Sejak memasuki bangku pendidikan Rikza sudah aktif dalam dunia organisasi, seperti OSIS, BANTARA, Kader Disipliner Nasional Kodim, PKS Bhayangkara Polres Kudus, Forum Komuniasi Antar Pelajar (FKAP), LPM Edukasi Fakultas Tarbiyah, SKM Amanat Walisongo, PMII dan masih banyak lagi. Selain itu ia juga aktif menulis. Berbagai tulisannya sudah sering dimuat oleh berbagai media cetak misalnya Harian Suara Merdeka, Harian Solo Pos, Radar Kudus, Radar Semarang, Majalah al-Mihrab dan lain-lain. Sampai saat ini Rikza masih aktif dalam dunia tulis menulis meskipun ia telah berprofesi sebagai Dosen di Fakultas Tarbiyah dan Keguruan UIN Walisongo Semarang.
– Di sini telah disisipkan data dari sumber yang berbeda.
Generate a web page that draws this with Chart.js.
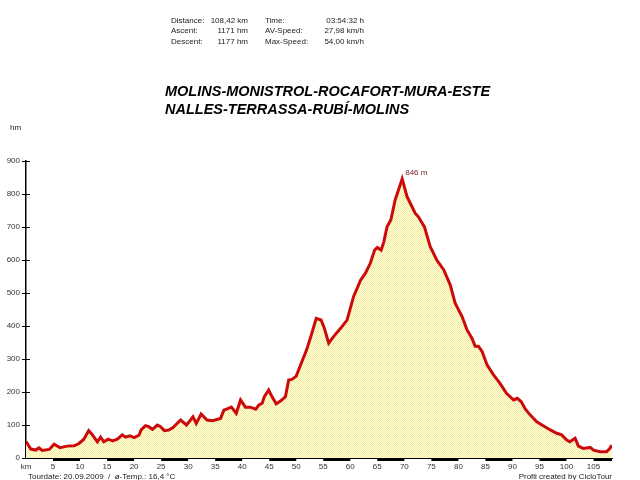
<!DOCTYPE html>
<html>
<head>
<meta charset="utf-8">
<script src="https://cdn.jsdelivr.net/npm/chart.js@4.4.1/dist/chart.umd.min.js"></script>
<style>
  body { margin: 0; background: #fff; }
  #wrap { position: relative; width: 640px; height: 480px; overflow: hidden; font-family: 'Liberation Sans', Arial, sans-serif; color: #222; }
  #myChart { position: absolute; left: 0; top: 0; }
  .t { position: absolute; font-size: 8px; white-space: nowrap; line-height: 10px; }
  .r { text-align: right; }
  .title { position: absolute; left: 165px; font-size: 14.5px; font-weight: bold; font-style: italic; color: #000; white-space: nowrap; }
</style>
</head>
<body>
<div id="wrap">
  <canvas id="myChart" width="640" height="480"></canvas>

  <div class="t" style="left:171px;top:16px">Distance:</div>
  <div class="t r" style="left:198px;width:50px;top:16px">108,42 km</div>
  <div class="t" style="left:265px;top:16px">Time:</div>
  <div class="t r" style="left:304px;width:60px;top:16px">03:54:32 h</div>

  <div class="t" style="left:171px;top:26px">Ascent:</div>
  <div class="t r" style="left:198px;width:50px;top:26px">1171 hm</div>
  <div class="t" style="left:265px;top:26px">AV-Speed:</div>
  <div class="t r" style="left:304px;width:60px;top:26px">27,98 km/h</div>

  <div class="t" style="left:171px;top:37px">Descent:</div>
  <div class="t r" style="left:198px;width:50px;top:37px">1177 hm</div>
  <div class="t" style="left:265px;top:37px">Max-Speed:</div>
  <div class="t r" style="left:304px;width:60px;top:37px">54,00 km/h</div>

  <div class="title" style="top:83px">MOLINS-MONISTROL-ROCAFORT-MURA-ESTE</div>
  <div class="title" style="top:101px">NALLES-TERRASSA-RUBÍ-MOLINS</div>

  <div class="t" style="left:10px;top:123px">hm</div>

  <div class="t" style="left:28px;top:472px">Tourdate: 20.09.2009 &nbsp;/ &nbsp;ø-Temp.: 16,4 °C</div>
  <div class="t r" style="left:452px;width:160px;top:472px">Profil created by CicloTour</div>
</div>

<script>
'use strict';

// profile data
let distanceKm = [0, 0.9, 1.8, 2.4, 3.0, 4.3, 5.2, 6.3, 7.6, 8.9,
  9.8, 10.7, 11.6, 12.3, 13.2, 13.8, 14.4, 15.2, 16.0, 16.9,
  17.8, 18.4, 19.2, 20.0, 20.9, 21.3, 22.1, 22.7, 23.4, 24.3,
  24.9, 25.6, 26.4, 27.2, 28.6, 29.7, 30.9, 31.5, 32.4, 33.5,
  34.5, 36.0, 36.6, 37.1, 38.0, 38.9, 39.7, 40.6, 41.5, 42.5,
  43.1, 43.7, 44.1, 44.9, 45.5, 46.3, 47.2, 48.0, 48.6, 49.2,
  50.0, 50.8, 51.9, 52.7, 53.7, 54.6, 55.2, 56.0, 56.9, 58.2,
  59.4, 60.6, 61.9, 62.8, 63.7, 64.5, 65.0, 65.7, 66.2, 66.8,
  67.5, 68.3, 69.6, 70.5, 71.1, 72.0, 72.6, 73.7, 74.8, 76.0,
  77.3, 78.5, 79.4, 80.7, 81.6, 82.5, 83.1, 83.7, 84.4, 85.3,
  86.5, 87.7, 88.9, 90.2, 90.9, 91.6, 92.4, 93.3, 94.5, 95.7,
  97.0, 98.2, 99.1, 100.0, 100.6, 101.6, 102.2, 103.1, 104.4, 105.0,
  106.2, 107.4, 108.0, 108.42];

let elevation = [50, 27, 24, 31, 23, 26, 42, 31, 36, 37,
  44, 57, 83, 70, 49, 63, 49, 57, 52, 57,
  70, 63, 67, 62, 69, 85, 98, 95, 87, 100,
  95, 83, 85, 92, 115, 100, 125, 105, 133, 115,
  113, 120, 145, 148, 154, 135, 176, 154, 154, 148,
  161, 166, 186, 206, 186, 164, 174, 186, 236, 238,
  248, 282, 327, 368, 423, 418, 393, 348, 368, 393,
  418, 489, 539, 560, 590, 630, 638, 630, 655, 701,
  721, 782, 846, 792, 772, 742, 731, 701, 640, 600,
  570, 524, 469, 428, 388, 363, 339, 339, 322, 282,
  252, 226, 196, 176, 181, 171, 148, 130, 110, 98,
  85, 75, 70, 55, 49, 60, 36, 29, 32, 24,
  19, 19, 29, 39];

let totalKm = 108.42;
let yTicksMax = 900;
let yTickStep = 100;
let xTickStep = 5;
let peakLabel = '846 m';

let points = [];
for (let i = 0; i < distanceKm.length; i++) {
  points.push({ x: distanceKm[i], y: elevation[i] });
}

// little checker pattern for the area fill
function makeFillPattern(ctx) {
  let c = document.createElement('canvas');
  c.width = 2;
  c.height = 2;
  let p = c.getContext('2d');
  p.fillStyle = '#fffde4';
  p.fillRect(0, 0, 2, 2);
  p.fillStyle = '#f2eb9a';
  p.fillRect(0, 0, 1, 1);
  p.fillRect(1, 1, 1, 1);
  return ctx.createPattern(c, 'repeat');
}

// black/white km bar under the x axis, inner y ticks and the peak label
let profileDecor = {
  id: 'profileDecor',
  afterDatasetsDraw(chart) {
    let ctx = chart.ctx;
    let xs = chart.scales.x;
    let ys = chart.scales.y;
    let base = ys.getPixelForValue(0);

    ctx.save();
    ctx.fillStyle = '#000';
    for (let km = 0; km < totalKm; km += xTickStep) {
      let seg = km / xTickStep;
      let x1 = xs.getPixelForValue(km);
      let x2 = xs.getPixelForValue(Math.min(km + xTickStep, totalKm));
      if (seg % 2 === 1) {
        ctx.fillRect(x1, base, x2 - x1, 3);
      } else {
        ctx.fillRect(x1, base, x2 - x1, 1);
      }
    }

    ctx.strokeStyle = '#000';
    ctx.lineWidth = 1;
    for (let v = 0; v <= yTicksMax; v += yTickStep) {
      let y = Math.round(ys.getPixelForValue(v)) + 0.5;
      ctx.beginPath();
      ctx.moveTo(ys.right, y);
      ctx.lineTo(ys.right + 4, y);
      ctx.stroke();
    }

    // peak label
    let top = 0;
    for (let i = 1; i < elevation.length; i++) {
      if (elevation[i] > elevation[top]) top = i;
    }
    let px = xs.getPixelForValue(distanceKm[top]);
    let py = ys.getPixelForValue(elevation[top]);
    ctx.fillStyle = '#7a1c1c';
    ctx.font = '8px "Liberation Sans", Arial, sans-serif';
    ctx.textBaseline = 'middle';
    ctx.fillText(peakLabel, px + 3, py - 6);
    ctx.restore();
  }
};

let ctx = document.getElementById('myChart').getContext('2d');

let chartObject = {
  type: 'line',
  data: {
    datasets: [{
      data: points,
      borderColor: '#cc0a0a',
      borderWidth: 3,
      pointRadius: 0,
      tension: 0,
      fill: 'origin',
      backgroundColor: makeFillPattern(ctx)
    }]
  },
  options: {
    responsive: false,
    animation: false,
    devicePixelRatio: 1,
    layout: { padding: { top: 161, right: 28, left: 0, bottom: 0 } },
    plugins: {
      legend: { display: false },
      tooltip: { enabled: false }
    },
    scales: {
      x: {
        type: 'linear',
        min: 0,
        max: totalKm,
        afterFit: function (s) { s.height = 22; },
        grid: { display: false, drawTicks: false },
        border: { display: true, color: '#000', width: 1 },
        ticks: {
          stepSize: xTickStep,
          includeBounds: false,
          autoSkip: false,
          maxRotation: 0,
          padding: 4,
          color: '#333',
          font: { family: 'Liberation Sans', size: 8 },
          callback: function (v) { return v === 0 ? 'km' : v; }
        }
      },
      y: {
        min: 0,
        max: yTicksMax,
        afterFit: function (s) { s.width = 26; },
        grid: { drawOnChartArea: false, drawTicks: true, tickLength: 4, color: '#000' },
        border: { display: true, color: '#000', width: 1.5 },
        ticks: {
          stepSize: yTickStep,
          padding: 2,
          color: '#333',
          font: { family: 'Liberation Sans', size: 8 }
        }
      }
    }
  },
  plugins: [profileDecor]
};

new Chart(ctx, chartObject); // eslint-disable-line
</script>
</body>
</html>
Bahkan beberapa karya yang kini sudah dapat dinikmati oleh berbagai kalangan antara lain: Pendidikan Sufistik (Disertasi Program S2-nya), Kyai Tanpa Pesantren, Studi Ulama Kabupaten Kudus (2011), Studi Minat Madrasah di Jawa Tengah, Yogyakarta, dan Kalimantan Barat (pembahas, 2012) dan masih banyak yang lainnya.
Tepat pada hari minggu, 12 September 2004, Rikza mempersunting wanita cantik yang tak lain adalah teman kuliahnya, Yolha Ulfana adalah wanita yang kini menjadi ibu dari kedua putranya, yaitu Iqlima Naqiyya dan M. Ijlal Azamy. Hidup dengan lika-liku hingga Rikza dapat menjalani hidup yang seperti saat ini adalah buah dari kesabaran dan keuletan yang telah dimilikinya sejak kecil. Bahkan ia selalu memegang teguh prinsip hidupnya, yakni “bahwa orang hidup itu yang penting harus mengalir, apa yang dimiliki dijalani, hidup apa adanya dan tanpa pamrih”.